Nel 2004 due detenuti vennero torturati nel carcere di Asti. L’associazione Antigone si costituì parte civile in quel procedimento che, nei mesi scorsi è arrivato davanti alla Corte Europea dei Diritti Umani la quale, il 23 novembre, ha dichiarato ammissibile il ricorso. Lo Stato italiano, a quel punto, ha proposto una composizione amichevole di 45.000 euro per ciascuno dei due ricorrenti.
“Quella della Corte europea è una decisione di importanza enorme che riguarda la tortura in un carcere italiano. Il Governo ammette sostanzialmente le responsabilità e si rende disponibile a risarcire i due detenuti torturati ad Asti. Come aveva scritto a chiare lettere il giudice di Asti nella sentenza del 2012, si era trattato di un caso inequivocabile, e impunito, di tortura” – ha dichiarato Patrizio Gonnella, presidente di Antigone, la quale è tornata a chiedere al Governo di approvare subito, anche in Italia, una legge che punisca questo crimine contro l’umanità. Su questo è stata avviata una petizione che ga raccolto sinora più di 52mila firme.

Ma quella della tortura in Italia, è una pratica che si presenta con varie dimensioni, una delle quali è la detenzione in regime di 41 bis. L’art.41 bis dell’Ordinamento Penitenziario, è il punto più rigido della scala del trattamento differenziato che regola il sistema carcerario  italiano.

Nato come provvedimento emergenziale, come sempre succede, è diventato norma permanente e questo processo di stabilizzazione determina inasprimenti anche di altri regimi carcerari, come l’Alta Sicurezza 1 e 2 o l’isolamento prolungato dell’art. 14 bis. Dal regime di 41 bis non si esce, se non attraverso la collaborazione con lo Stato.
Il regime carcerario del 41 bis prevede:
1.isolamento per 23 ore al giorno (soltanto nell’ora d’aria è possibile incontrare altri/e prigionieri/e, comunque al massimo tre, e solo con questi è possibile parlare);
2. colloquio con i soli familiari  diretti (un’ora al mese) che impedisce per mezzo di vetri, telecamere e citofoni ogni contatto diretto;
3. esclusione a priori dell’accesso ai “benefici”;
4.utilizzo dei Gruppi Operativi Mobili (GOM), il gruppo speciale della polizia penitenziaria, tristemente conosciuto per i pestaggi nelle carceri e per i massacri compiuti a Genova nel 2001;
5. “processo in videoconferenza”: l’imputato/a detenuto/a segue il processo da solo/a in una cella attrezzata del carcere, tramite un collegamento video gestito a discrezione da giudici, pm, forze dell’ordine, quindi privato/a della possibilità di essere in aula;
6. censura-restringimento nella consegna di posta, stampe, libri.E’ evidentemente un regime che mira all’annullamento de prigioniero, di ogni suo pensiero e autonomia. Solo in questo senso è spiegabile la nuova restrizione della possibilità di accesso a libri e pubblicazioni.

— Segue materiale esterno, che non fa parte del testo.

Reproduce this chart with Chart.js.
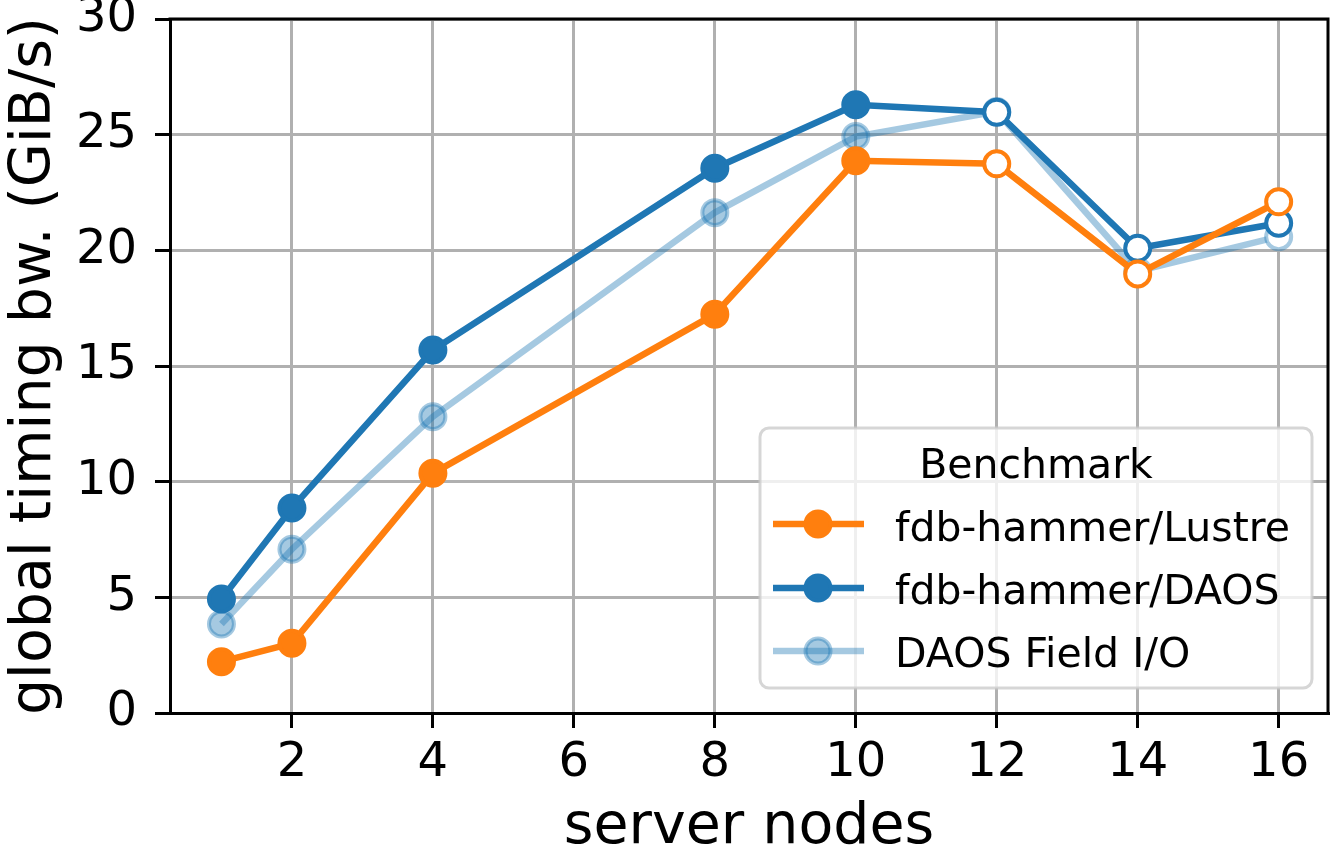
<!DOCTYPE html>
<html>
<head>
<meta charset="utf-8">
<script src="https://cdn.jsdelivr.net/npm/chart.js@4.4.1/dist/chart.umd.min.js"></script>
<style>
  html, body { margin: 0; padding: 0; background: #ffffff; }
  #wrap { width: 1337px; height: 853px; position: relative; }
</style>
</head>
<body>
<div id="wrap"><canvas id="c" width="1337" height="853"></canvas></div>
<script>
// ---- data ----
const nodes = [1, 2, 4, 8, 10, 12, 14, 16];
const lustre = [2.22, 3.01, 10.36, 17.24, 23.87, 23.74, 18.98, 22.10];
const daos = [4.93, 8.86, 15.69, 23.55, 26.29, 25.97, 20.09, 21.17];
const fieldIO = [3.85, 7.08, 12.81, 21.63, 24.92, 26.00, 19.10, 20.59];
const xTicks = [2, 4, 6, 8, 10, 12, 14, 16];
const yTicks = [0, 5, 10, 15, 20, 25, 30];
const seriesNames = ['fdb-hammer/Lustre', 'fdb-hammer/DAOS', 'DAOS Field I/O'];
const legendTitle = 'Benchmark';
const xTitle = 'server nodes';
const yTitle = 'global timing bw. (GiB/s)';
const hollowFrom = 12;

const FONT = "'DejaVu Sans', sans-serif";
const ORANGE = '#ff7f0e';
const BLUE = '#1f77b4';
const LIGHT = 'rgba(31,119,180,0.4)';

function pts(arr) { return nodes.map((n, i) => ({ x: n, y: arr[i] })); }
function fills(color) { return nodes.map(n => n >= hollowFrom ? '#ffffff' : color); }

const datasets = [
  { label: seriesNames[0], data: pts(lustre), borderColor: ORANGE, backgroundColor: ORANGE,
    pointBackgroundColor: fills(ORANGE), pointBorderColor: ORANGE },
  { label: seriesNames[1], data: pts(daos), borderColor: BLUE, backgroundColor: BLUE,
    pointBackgroundColor: fills(BLUE), pointBorderColor: BLUE },
  { label: seriesNames[2], data: pts(fieldIO), borderColor: LIGHT, backgroundColor: LIGHT,
    pointBackgroundColor: fills(LIGHT), pointBorderColor: LIGHT }
].map(d => Object.assign(d, {
  borderWidth: 6.5, pointRadius: 12.5, pointBorderWidth: 4, pointHoverRadius: 12.5,
  tension: 0, fill: false, clip: false
}));

function noPadding(s) {
  s._calculatePadding = function () {
    this.paddingLeft = 0; this.paddingRight = 0; this.paddingTop = 0; this.paddingBottom = 0;
  };
}

const framePlugin = {
  id: 'frame',
  afterDatasetsDraw(chart) {
    const { ctx, chartArea: a } = chart;
    ctx.save();
    ctx.strokeStyle = '#000000';
    ctx.lineWidth = 3;
    ctx.lineCap = 'square';
    ctx.beginPath();
    ctx.moveTo(a.left, a.top); ctx.lineTo(a.right, a.top); ctx.lineTo(a.right, a.bottom);
    ctx.stroke();
    ctx.restore();
  }
};

const legendPlugin = {
  id: 'mplLegend',
  afterDraw(chart) {
    const ctx = chart.ctx;
    const bx = 760, by = 428, bw = 552, bh = 260, r = 9;
    ctx.save();
    ctx.beginPath();
    ctx.moveTo(bx + r, by);
    ctx.arcTo(bx + bw, by, bx + bw, by + bh, r);
    ctx.arcTo(bx + bw, by + bh, bx, by + bh, r);
    ctx.arcTo(bx, by + bh, bx, by, r);
    ctx.arcTo(bx, by, bx + bw, by, r);
    ctx.closePath();
    ctx.fillStyle = 'rgba(255,255,255,0.8)';
    ctx.fill();
    ctx.strokeStyle = 'rgba(204,204,204,0.8)';
    ctx.lineWidth = 3;
    ctx.stroke();

    ctx.fillStyle = '#000000';
    ctx.font = '41px ' + FONT;
    ctx.textAlign = 'center';
    ctx.textBaseline = 'alphabetic';
    ctx.fillText(legendTitle, bx + bw / 2, 478);

    const lineY = [524, 588, 651];
    const textY = [541, 604, 667];
    chart.data.datasets.forEach((ds, i) => {
      const y = lineY[i];
      ctx.strokeStyle = ds.borderColor;
      ctx.lineWidth = ds.borderWidth;
      ctx.lineCap = 'butt';
      ctx.beginPath();
      ctx.moveTo(773, y); ctx.lineTo(864, y);
      ctx.stroke();
      ctx.beginPath();
      ctx.arc(818, y, ds.pointRadius, 0, Math.PI * 2);
      ctx.fillStyle = ds.backgroundColor;
      ctx.fill();
      ctx.lineWidth = ds.pointBorderWidth;
      ctx.strokeStyle = ds.pointBorderColor;
      ctx.stroke();
      ctx.fillStyle = '#000000';
      ctx.textAlign = 'left';
      ctx.fillText(ds.label, 895, textY[i]);
    });
    ctx.restore();
  }
};

new Chart(document.getElementById('c'), {
  type: 'line',
  data: { datasets },
  plugins: [framePlugin, legendPlugin],
  options: {
    responsive: false,
    animation: false,
    devicePixelRatio: 1,
    layout: { autoPadding: false, padding: { top: 19, right: 9, left: 0, bottom: 0 } },
    plugins: { legend: { display: false }, tooltip: { enabled: false } },
    scales: {
      x: {
        type: 'linear', min: 0.27, max: 16.7,
        beforeFit: noPadding,
        afterFit(s) { s.height = 140; },
        afterBuildTicks(s) { s.ticks = xTicks.map(v => ({ value: v })); },
        ticks: { font: { family: FONT, size: 48 }, color: '#000', padding: 7, maxRotation: 0, autoSkip: false },
        grid: { color: '#b0b0b0', lineWidth: 3, tickLength: 15, tickColor: '#000', tickWidth: 3 },
        border: { color: '#000', width: 3 },
        title: { display: true, text: xTitle, color: '#000',
                 font: { family: FONT, size: 57, lineHeight: 0.86 }, padding: 0 }
      },
      y: {
        type: 'linear', min: 0, max: 30,
        beforeFit: noPadding,
        afterFit(s) { s.width = 170; },
        afterBuildTicks(s) { s.ticks = yTicks.map(v => ({ value: v })); },
        ticks: { font: { family: FONT, size: 48 }, color: '#000', padding: 18 },
        grid: { color: '#b0b0b0', lineWidth: 3, tickLength: 15, tickColor: '#000', tickWidth: 3 },
        border: { color: '#000', width: 3 },
        title: { display: true, text: yTitle, color: '#000',
                 font: { family: FONT, size: 57, lineHeight: 0.86 }, padding: { top: 11, bottom: 0 } }
      }
    }
  }
});
</script>
</body>
</html>
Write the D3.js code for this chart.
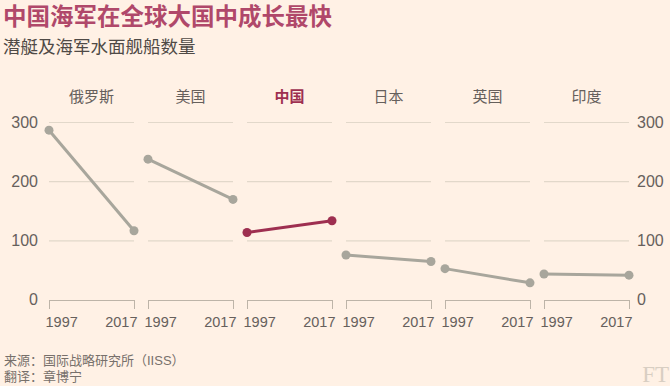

Chi è sottoposto al 41 bis non può più ricevere libri, né qualsiasi altra forma di stampa, attraverso la corrispondenza e i colloqui sia con parenti sia con avvocati: è un’ulteriore restrizione in aggiunta a quella che già prevede che il prigioniero possa avere al massimo tre libri in cella. La campagna “Pagine contro la tortura” vuole agire su questo ulteriore accanimento per mettere in discussione tutto il regime del 41 bis ed in ultima analisi tutto il sistema carcerario perché il carcere non è la  soluzione, ma parte del problema.La campagna consiste nello spedire cataloghi, libri, riviste e altre pubblicazioni presso le biblioteche delle carceri in cui sono presenti  le sezioni di 41bis ed ai prigionieri e alle prigioniere che di volta in volta ne faranno richiesta. Sabato 19 dicembre al CPA fi-sud alle 18.00 è fissato un incontro con OLGA (è Ora di Liberarsi dalle GAlere) e Uniti contro la Repressione che presenteranno la campagna nazionale “Pagine contro la tortura” a Firenze.